There is strong evidence that P G Wodehouse, the inimitable creator of Jeeves and Wooster - was in the pay of the Germans during the war and would have faced a trial for treachery if he had ever returned to Britain, according to secret MI5 records released today.

The evidence, based on documents discovered in the archives of the German embassy in Paris at the end of the war, "strongly suggests that Wodehouse was working for, and paid a monthly salary by, the German embassy" while he was in occupied Paris in 1943 and 1944.

At the end of the war MI5 did not regard the evidence as conclusive and said it would need German witnesses for a criminal trial. However, it helped change the authorities' attitude towards prosecuting Wodehouse.

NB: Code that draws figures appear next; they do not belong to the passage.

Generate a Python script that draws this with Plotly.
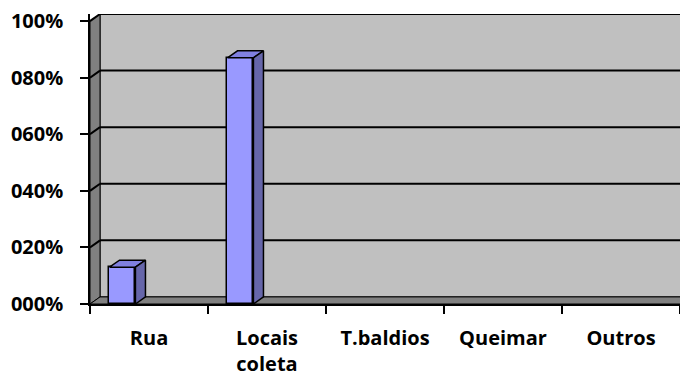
import plotly.graph_objects as go

categories = ["Rua", "Locais<br>coleta", "T.baldios", "Queimar", "Outros"]
values = [0.13, 0.87, 0.0, 0.0, 0.0]
y_tickvals = [0, 0.2, 0.4, 0.6, 0.8, 1.0]
y_ticktext = ["000%", "020%", "040%", "060%", "080%", "100%"]

# 3D look parameters (in data units)
DX = 0.085   # depth offset horizontally
DY = 0.025   # depth offset vertically
BAR_W = 0.22
BAR_SHIFT = -0.225
XMIN, XMAX = -0.5, 4.5

FRONT = "#9999ff"
TOP = "#8080e0"
SIDE = "#6666aa"
WALL = "#c0c0c0"
DARK = "#808080"

fig = go.Figure()

shapes = []
shapes.append(dict(type="rect", xref="x", yref="y", x0=XMIN + DX, x1=XMAX + 0.2, y0=DY, y1=1 + DY,
                   fillcolor=WALL, line=dict(color="black", width=1), layer="below"))
shapes.append(dict(type="path", xref="x", yref="y",
                   path=f"M {XMIN},0 L {XMIN+DX},{DY} L {XMIN+DX},{1+DY} L {XMIN},1 Z",
                   fillcolor=DARK, line=dict(color="black", width=1), layer="below"))
shapes.append(dict(type="path", xref="x", yref="y",
                   path=f"M {XMIN},0 L {XMAX+0.2},0 L {XMAX+0.2},{DY} L {XMIN+DX},{DY} Z",
                   fillcolor=DARK, line=dict(color="black", width=1), layer="below"))
for v in y_tickvals[1:]:
    shapes.append(dict(type="line", xref="x", yref="y", x0=XMIN + DX, x1=XMAX + 0.2, y0=v + DY, y1=v + DY,
                       line=dict(color="black", width=2), layer="below"))
    shapes.append(dict(type="line", xref="x", yref="y", x0=XMIN, x1=XMIN + DX, y0=v, y1=v + DY,
                       line=dict(color="black", width=2), layer="below"))

xs = [i + BAR_SHIFT for i in range(len(values))]
fig.add_trace(go.Bar(x=xs, y=values, width=BAR_W,
                     marker=dict(color=FRONT, line=dict(color="black", width=[1.5 if v > 0 else 0 for v in values])),
                     hoverinfo="skip", showlegend=False))

for x, v in zip(xs, values):
    if v <= 0:
        continue
    l, r = x - BAR_W / 2, x + BAR_W / 2
    fig.add_trace(go.Scatter(x=[l, r, r + DX, l + DX, l], y=[v, v, v + DY, v + DY, v], fill="toself",
                             fillcolor=TOP, mode="lines", line=dict(color="black", width=1.5),
                             hoverinfo="skip", showlegend=False))
    fig.add_trace(go.Scatter(x=[r, r + DX, r + DX, r, r], y=[0, DY, v + DY, v, 0], fill="toself",
                             fillcolor=SIDE, mode="lines", line=dict(color="black", width=1.5),
                             hoverinfo="skip", showlegend=False))

font = dict(family="'Open Sans', sans-serif", size=20, color="black")
fig.update_layout(
    width=680, height=376,
    margin=dict(l=90, r=0, t=14, b=72),
    paper_bgcolor="white", plot_bgcolor="white",
    shapes=shapes,
    font=font,
    bargap=0,
    xaxis=dict(range=[XMIN, XMAX], tickvals=list(range(len(categories))), ticktext=[f"<b>{c}</b>" for c in categories],
               tickfont=font,
               ticks="", showgrid=False, zeroline=False, showline=True, linecolor="black", linewidth=1.5,
               ticklabelstandoff=15,
               minor=dict(ticks="outside", tick0=-0.5, dtick=1, ticklen=8, tickcolor="black", tickwidth=1.5, showgrid=False),
               fixedrange=True),
    yaxis=dict(range=[0, 1 + DY], tickvals=y_tickvals, ticktext=[f"<b>{t}</b>" for t in y_ticktext],
               tickfont=font,
               ticks="outside", ticklen=8, tickcolor="black", tickwidth=1.5, showgrid=False, zeroline=False,
               showline=True, linecolor="black", linewidth=1.5, ticklabelstandoff=13, fixedrange=True),
)

fig.write_html("out.html")
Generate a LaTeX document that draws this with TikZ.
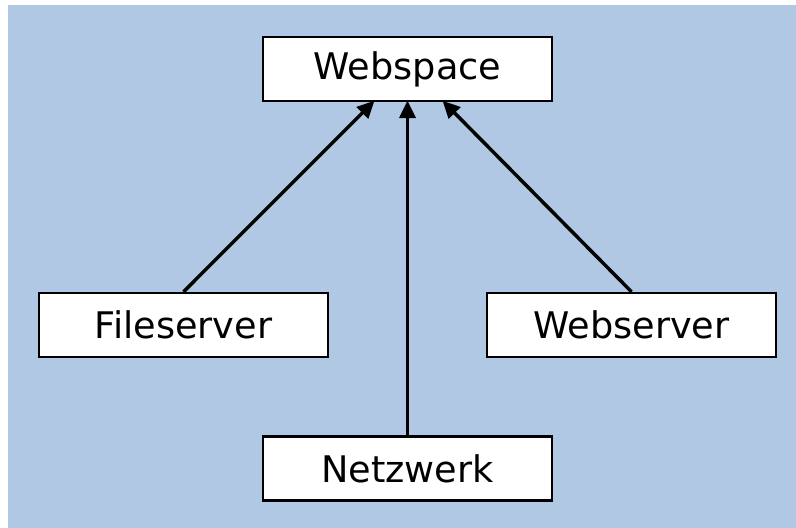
\documentclass[tikz,border=0pt]{standalone}
\usepackage{fontspec}
\setmainfont{DejaVu Sans}
\usetikzlibrary{calc,arrows.meta}
\definecolor{bgblue}{RGB}{176,200,228}
\tikzset{
  box/.style={draw=black,line width=1.8pt,fill=white,minimum width=216.75pt,minimum height=48pt,inner sep=0pt},
  link/.style={line width=2.6pt,-{Triangle[length=13pt,width=12pt]}}
}
\begin{document}
\begin{tikzpicture}[x=0.75pt,y=-0.75pt,font=\fontsize{27.5}{32}\selectfont]
                \useasboundingbox (0,0) rectangle (796,528);
                \fill[bgblue] (8,5) rectangle (796,528);
                \node[box] (ws) at (407.5,69) {Webspace};
                \node[box] (fs) at (183.5,325) {Fileserver};
                \node[box] (wb) at (631.5,325) {Webserver};
                \node[box] (nw) at (407.5,468.5) {Netzwerk};
                \draw[link] (fs.north) -- ($(ws.south)+(-33,-1.5)$);
                \draw[link] (nw.north) -- ($(ws.south)+(0,-1.5)$);
                \draw[link] (wb.north) -- ($(ws.south)+(35,-1.5)$);
            \end{tikzpicture}
\end{document}
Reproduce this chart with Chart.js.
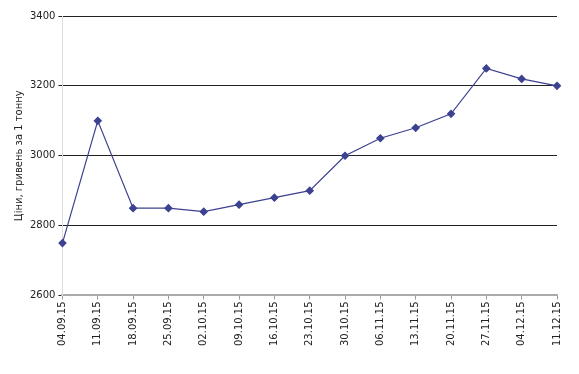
<!DOCTYPE html>
<html>
<head>
<meta charset="utf-8">
<script src="https://cdn.jsdelivr.net/npm/chart.js@4"></script>
<style>
  html, body { margin: 0; padding: 0; background: #fff; }
  #wrap { width: 579px; height: 374px; }
</style>
</head>
<body>
<div id="wrap"><canvas id="chart1" width="579" height="374"></canvas></div>
<script>
// дані з графіка
const dates = ['04.09.15', '11.09.15', '18.09.15', '25.09.15', '02.10.15', '09.10.15', '16.10.15', '23.10.15',
  '30.10.15', '06.11.15', '13.11.15', '20.11.15', '27.11.15', '04.12.15', '11.12.15'];
const prices = [2750, 3100, 2850, 2850, 2840, 2860, 2880, 2900, 3000, 3050, 3080, 3120, 3250, 3220, 3200];
const yTicks = [2600, 2800, 3000, 3200, 3400];

const ctx = document.getElementById('chart1').getContext('2d');
new Chart(ctx, {
  type: 'line',
  data: {
    labels: dates,
    datasets: [{
      data: prices,
      borderColor: '#3c4190',
      backgroundColor: '#3c4190',
      borderWidth: 1.2,
      pointStyle: 'rectRot',
      pointRadius: 3.5,
      pointHoverRadius: 3.5,
      tension: 0
    }]
  },
  options: {
    responsive: false,
    animation: false,
    layout: { padding: { left: 11, right: 22, top: 16, bottom: 26 } },
    plugins: { legend: { display: false }, tooltip: { enabled: false } },
    scales: {
      x: {
        offset: false,
        grid: { drawOnChartArea: false, drawTicks: true, tickLength: 4, color: '#999' },
        border: { color: '#aaa', width: 2 },
        ticks: {
          minRotation: 90, maxRotation: 90, autoSkip: false,
          color: '#222', font: { family: 'DejaVu Sans', size: 10 }, padding: 2
        }
      },
      y: {
        min: 2600, max: 3400,
        afterBuildTicks: axis => { axis.ticks = yTicks.map(v => ({ value: v })); },
        grid: { color: '#222', lineWidth: 1, tickLength: 4 },
        border: { color: '#ddd', width: 1 },
        ticks: {
          color: '#222', font: { family: 'DejaVu Sans', size: 10 }, padding: 3,
          callback: v => String(v)
        },
        title: {
          display: true, text: 'Ціни, гривень за 1 тонну',
          color: '#222', font: { family: 'DejaVu Sans', size: 10 }, padding: 2
        }
      }
    }
  }
});
</script>
</body>
</html>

In 1944 after he had made a "full and frank statement" to MI5 about five broadcasts he had made to America from Germany after his release from internment early in the war, it had been decided not to prosecute him as a traitor. He was regarded as a "silly ass" whose selfish actions had been "of incalculable benefit to the Nazis".

But the MI5 records released today show that the attorney general and the director of public prosecutions decided in December 1946 that -although Wodehouse would have been a bad case to be the first prosecution of its kind - after the conviction of Lord Haw Haw, he should be brought to trial for treachery if ever he returned to Britain.

Hartley Shawcross, the attorney general, had said "his case is a notorious one and there will be strong public feeling".

Wodehouse never returned to Britain and went to live in America. He was knighted as Sir Pelham Grenville Wodehouse in Harold Wilson's New Year's Honours list in 1975 six weeks before his death at the age of 93.

The documents released today detail substantial travelling expenses, access to German embassy rations of cigarettes and soap, and what appear to be monthly payments to Wodehouse for valued propaganda work. They also reveal a link between Wodehouse in Paris and Berlin and the son of a British Tory cabinet minister, John Amery, who was hanged as a traitor in Wandsworth Prison at the end of the war.

The security service files also contain a friendly letter that Wodehouse wrote to his MI5 interrogator, Colonel Edward Cussen, from Paris after the war, before he moved to America. He says he realises that a legal ruling in the Haw Haw case meant he couldn't return to England immediately and wanted to know how he was expected to live, since the Bank of England had blocked access to his capital and his British literary royalties. "It looks as if I would either have to starve or else buy a gun and a black mask and go about Paris holding up the fortunate people who have a bit of stuff on them. And I don't know enough French to stick natives up," he complained.

"That Wodehouse was a traitor is as likely as the Queen Mother turning somersaults on her next birthday," said the chairman of the P G Wodehouse society, Norman Murphy, last night. "She is a great fan of his. I don't regard these documents as a blow to his defenders. The payments were almost certainly royalty money which went into Germany and belonged to him. He had to live on something. No traitorous thought ever crossed his mind."

Richard Usborne, the elder statesmen of Wodehouse biographers, whose study of the writer was published in 1977, said: "This does come as a surprise to me, particularly as to the exact amounts of money. I don't believe he was a conscious traitor."